Local area teams will be in contact with GP practices who are continuing to use expensive 084 numbers without taking “all reasonable steps” to stop patients using them.
Since April 2010 new rules have been in force which mean GPs can no longer enter into phone contracts which cost more than a local phone call of the same duration.
The Department of Health told GPs that they should take all reasonable steps to end or change any existing contracts that did not comply with the rules.
However, many practices have entered into long-term agreements, meaning patients weer continuing to pay more money. An audit carried out earlier this year shows that around 8% of practices continue to use 084 numbers.
Dr Mike Bewick, NHS England’s deputy medical director said: “This is a health equalities issue. There is a real risk that more financially-secure patients will wait on hold to get an appointment, no matter how much it costs them, where a poorer patient will be forced to hang up because they can’t afford the cost of the call, and not receive treatment because of that.
“For the same reason, a two-tier service of an 084 number with queuing and messaging facilities, alongside a local number that relies on a receptionist picking it up, is not a reasonable alternative. The NHS should not offer different levels of service dependent on means to pay.”
Dr David Geddes, NHS England’s head of primary care, said: “Research showed that some GPs felt unable to change things, because of real or perceived contracting problems, so we are aiming to bust some of the contracting myths and to support practices to make sure their patients get the best service.

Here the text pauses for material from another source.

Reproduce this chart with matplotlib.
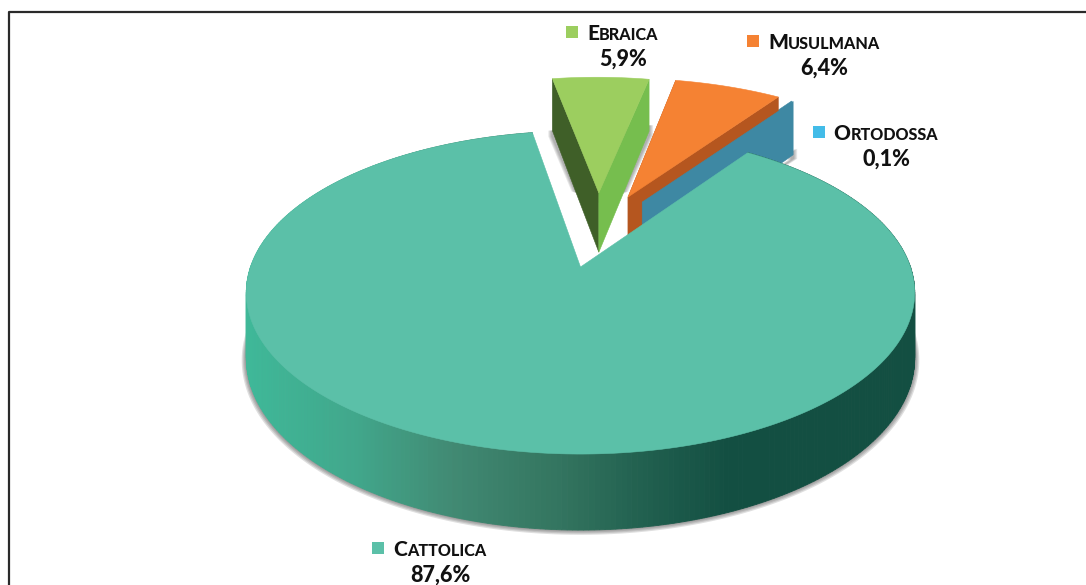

“If GPs are not doing everything they can to change, then they are not providing an equitable service and are in breach of their contracts. We expect our area teams to use their local understanding and authority to make sure appropriate action is taken wherever GPs are not making this a priority.
Since its audit earlier this year, NHS England has worked with the Fair Telecoms Campaign to examine the real and perceived barriers to GPs in changing their telephone systems, finding that many GPs understood they would be charged significant amounts of money for cancellation or change of contracts.
In fact, leading providers of GP telephone systems including Daisy Communications (providers of Surgery Line) have agreed to move GPs to geographic-rate 03, 01 or 02 numbers with no contractual penalties.
NHS England will, through its area teams, continue to monitor GPs’ progress, and will audit practices’ telephony services again in 2014.
David Hickson, of the Fair Telecoms Campaign, said: “The Campaign has worked with GPs, commissioners and phone companies for some time over this issue. Where an 084 number is used, patients are effectively paying for their GPs’ telephony services, and this is not acceptable.
“The majority already respect the principles of the NHS by complying with the rules that were introduced more than three years ago – but those who are not complying must be held to account.”